Dom 27.04.2014
libros

Y MAÑANA SERÁN HOMBRES

La relación entre los adultos y los niños es abordada de manera oblicua y sugerente en Apenas una tormenta, de Ariel Pavón, obra que resultó finalista del segundo Concurso de Novela de Página/12.

› Por Hugo Salas

Alejándose de todo –es decir, de una mujer–, Martín llega a un pequeño pueblo en la llanura. Encuentra hospedaje en una modesta pensión, calma el hambre en una parrilla y pocos días más tarde consigue trabajo en un almacén que es propiedad del mismo y enigmático asador. En las afueras, la frecuentación de los niños pobres del rancherío le permite enterarse que alguna vez la “escuela de mendigos” funcionó allí nomás, detrás del hospedaje en el que hoy pasa sus días. Otro hombre, tal vez en una ciudad, se ha quedado sin trabajo. Confinado a las tareas del hogar, atestigua inconmovible el final de su matrimonio y la distancia que lo separa de su propio hijo de seis años, al que no le interesa mucho más que la desaparición del gato familiar, rutina sólo interrumpida por las cartas de Martín, primero, y luego por la aparición de un chico de la calle con el que traba una forma extraña y distante de contacto. Bajo un puente, allí cerca, se congrega un extraño grupo de personitas que alguna vez tuvieron un hogar y siempre parecen niños, aunque van perdiendo nitidez hasta volverse transparentes. Llegan con la luna menguante y allí se quedan, revolviendo la basura, asediados algunas noches por el maullido del gato.

Las escuetas y depuradas páginas de Apenas una tormenta parten de una situación que pudiera parecer afín a cierto costumbrismo remanido (el hombre que huye de todo y se refugia en la pensión de un pueblo de mala muerte) y a partir de allí, con minucioso trabajo de estilo, Ariel Pavón desgrana el mundo, lo vuelve más y más extraño, hasta que lo absolutamente trivial (un divorcio en la ciudad) adquiere resonancias oblicuas, dando paso luego a un ámbito deliberadamente metafórico (el puente de los niños perdidos). Hilvanadas por puntos de contacto laterales, las tres partes que componen la novela –“Merodeo”, “Extravío” y “Arribo”– operan por desplazamiento, corriendo el centro de tensión hasta volverlo el núcleo difuso de una extraña fábula sin moraleja, pero también el tono y el funcionamiento del texto, obligando al lector a transitar, al igual que sus personajes, de lo conocido a la anulación de lo familiar.

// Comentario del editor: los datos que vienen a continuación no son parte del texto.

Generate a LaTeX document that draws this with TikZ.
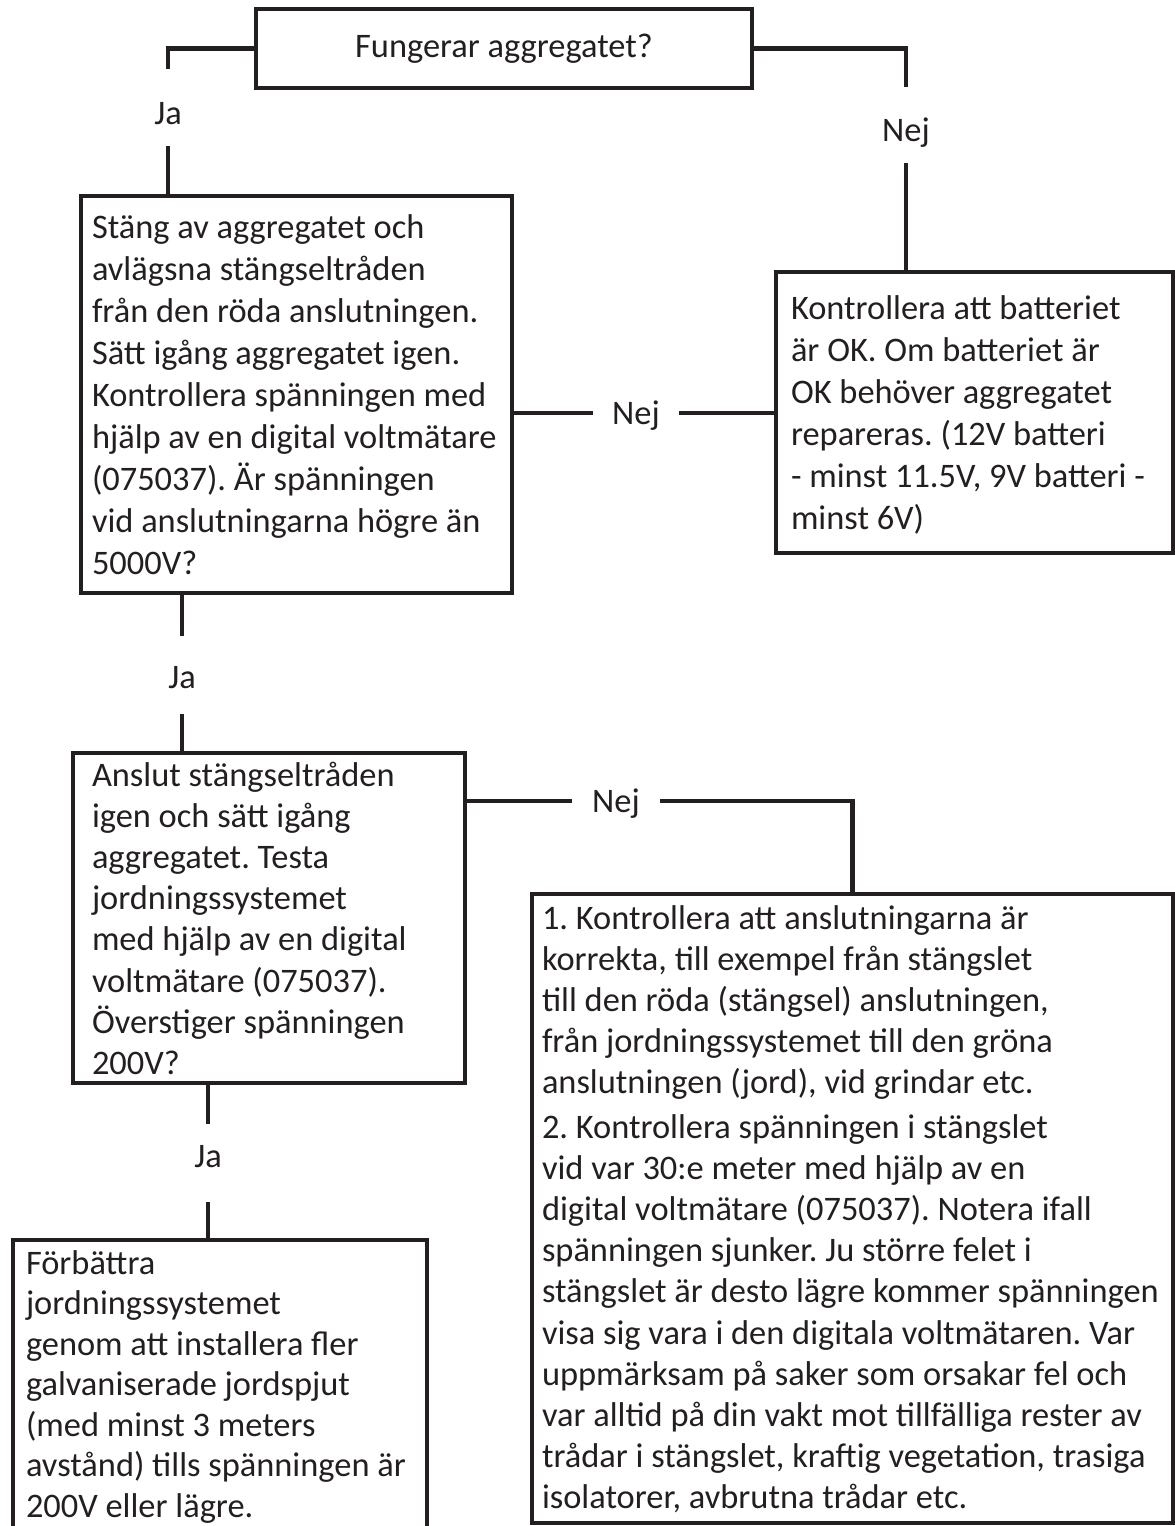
\documentclass[tikz,border=0pt]{standalone}
\usepackage{fontspec}
\setmainfont{Carlito}
\definecolor{ink}{HTML}{231F20}
\frenchspacing
\begin{document}
\frenchspacing
\begin{tikzpicture}[x=1pt,y=-1pt,
  every node/.style={text=ink},
  conn/.style={draw=ink,line width=4.6pt},
  box/.style={draw=ink,line width=4.8pt,inner sep=0pt,outer sep=0pt,anchor=north west},
  txt/.style={inner sep=0pt,outer sep=0pt,anchor=base west,align=left},
  vlab/.style={inner sep=0pt,outer sep=0pt,anchor=north,font=\fontsize{34.4}{42}\selectfont},
  hlab/.style={inner sep=0pt,outer sep=0pt,anchor=west,font=\fontsize{34.4}{42}\selectfont,text height=31pt,text depth=8.8pt}
]
\useasboundingbox (0,0) rectangle (1175,1526);
\clip (0,0) rectangle (1175,1526);

% boxes
\node[box,minimum width=496pt,minimum height=79pt,font=\fontsize{34.4}{42}\selectfont,anchor=center] (top) at (504,48.5) {Fungerar aggregatet?};
\node[box,minimum width=431pt,minimum height=397pt] (A) at (81,196) {};
\node[box,minimum width=397pt,minimum height=281pt] (B) at (776,272) {};
\node[box,minimum width=392pt,minimum height=330pt] (C) at (73,753) {};
\node[box,minimum width=641pt,minimum height=629pt] (D) at (532,894) {};
\node[box,minimum width=414pt,minimum height=320pt] (E) at (13,1240) {};

% texts
\node[txt] (tA) at (92,238) {\parbox[t]{700pt}{\fontsize{34.4}{42.1}\selectfont\raggedright
Stäng av aggregatet och\\
avlägsna stängseltråden\\
från den röda anslutningen.\\
Sätt igång aggregatet igen.\\
Kontrollera spänningen med\\
hjälp av en digital voltmätare\\
(075037). Är spänningen\\
vid anslutningarna högre än\\
5000V?}};
\node[txt] (tB) at (791,319) {\parbox[t]{700pt}{\fontsize{34.4}{42}\selectfont\raggedright
Kontrollera att batteriet\\
är OK. Om batteriet är\\
OK behöver aggregatet\\
repareras. (12V batteri\\
- minst 11.5V, 9V batteri -\\
minst 6V)}};
\node[txt] (tC) at (92,786) {\parbox[t]{700pt}{\fontsize{34.4}{41.2}\selectfont\raggedright
Anslut stängseltråden\\
igen och sätt igång\\
aggregatet. Testa\\
jordningssystemet\\
med hjälp av en digital\\
voltmätare (075037).\\
Överstiger spänningen\\
200V?}};
\node[txt] (tD) at (542,929) {\parbox[t]{700pt}{\fontsize{34.4}{41.2}\selectfont\raggedright
1. Kontrollera att anslutningarna är\\
korrekta, till exempel från stängslet\\
till den röda (stängsel) anslutningen,\\
från jordningssystemet till den gröna\\
anslutningen (jord), vid grindar etc.\\[3pt]
2. Kontrollera spänningen i stängslet\\
vid var 30:e meter med hjälp av en\\
digital voltmätare (075037). Notera ifall\\
spänningen sjunker. Ju större felet i\\
stängslet är desto lägre kommer spänningen\\
visa sig vara i den digitala voltmätaren. Var\\
uppmärksam på saker som orsakar fel och\\
var alltid på din vakt mot tillfälliga rester av\\
trådar i stängslet, kraftig vegetation, trasiga\\
isolatorer, avbrutna trådar etc.}};
\node[txt] (tE) at (26,1274) {\parbox[t]{700pt}{\fontsize{34.4}{40.5}\selectfont\raggedright
Förbättra\\
jordningssystemet\\
genom att installera fler\\
galvaniserade jordspjut\\
(med minst 3 meters\\
avstånd) tills spänningen är\\
200V eller lägre.}};

% labels
\node[vlab,text height=55.1pt,text depth=21.9pt] (ja1) at (168,69) {Ja};
\node[vlab,text height=54.1pt,text depth=21.9pt] (nej1) at (906,87) {Nej};
\node[hlab,minimum width=86pt] (nejAB) at (593,413) {Nej};
\node[vlab,text height=52.1pt,text depth=25.9pt] (ja2) at (182,636) {Ja};
\node[hlab,minimum width=88pt] (nejCD) at (572,801) {Nej};
\node[vlab,text height=43.1pt,text depth=34.9pt] (ja3) at (208,1124) {Ja};

% connectors
\draw[conn] (top.west) -| (ja1.north);
\draw[conn] (ja1.south) -- (ja1.south |- A.north);
\draw[conn] (top.east) -| (nej1.north);
\draw[conn] (nej1.south) -- (nej1.south |- B.north);
\draw[conn] (nejAB.west -| A.east) -- (nejAB.west);
\draw[conn] (nejAB.east) -- (nejAB.east -| B.west);
\draw[conn] (ja2.north |- A.south) -- (ja2.north);
\draw[conn] (ja2.south) -- (ja2.south |- C.north);
\draw[conn] (nejCD.west -| C.east) -- (nejCD.west);
\draw[conn] (nejCD.east) -| (D.north);
\draw[conn] (ja3.north |- C.south) -- (ja3.north);
\draw[conn] (ja3.south) -- (ja3.south |- E.north);
\end{tikzpicture}
\end{document}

De hecho, la anulación de lo familiar parece ser el punto no sólo estilístico sino también temático de un libro que, a partir de la tensión que instaura la relación entre hombres y mujeres, estudia la afinidad pero también la fatal distancia entre hombres y niños. “Cuando lo vi por primera vez, aún en la clínica, cuando me lo trajeron, envuelto en una manta blanca con olor a hospital, me las ingenié mal para comprender que aquella cosa diminuta y palpitante había llegado al mundo con mi intervención. Dicen que para las madres es más sencillo. Parece evidente. Pero lo cierto es que los hombres tenemos que hacer un gran esfuerzo de interpretación”, reflexiona el protagonista de la segunda historia. En parte, Apenas una tormenta trata, justamente, de ese gran esfuerzo de interpretación que los niños suponen para los hombres. Pero también, sin estridencias, invierte la perspectiva y la diluye en el plano incierto de aquello que ocupa el lugar de objeto en este proceso hermenéutico, los niños, que no son sino otra cosa que los hombres futuros.

El resultado es un complejo circuito acerca de la imposible familiaridad con uno mismo, la extinción de cualquier forma cerrada y autosuficiente de yo, conciencia o mente que piensa que queda ilustrada por la actitud siempre tendida hacia otro que adoptan los narradores adultos (no sólo porque escriben para otro, sino también de aquello que ocurre en la propia trama), en consonancia con la actitud parca, plural, difusa y elíptica de los narradores “niños”. De esta forma, lo que en principio pudiera parecer una novela moral se convierte en una intrigante novela filosófica, sin necesidad para ello de dar rienda suelta a la larga exposición de ninguna idea, antes bien callando, sin develar ninguna verdad oculta, antes bien por superposición y abarrotamiento de velos que ofrecen otra perspectiva de la relación entre los referentes y el sentido.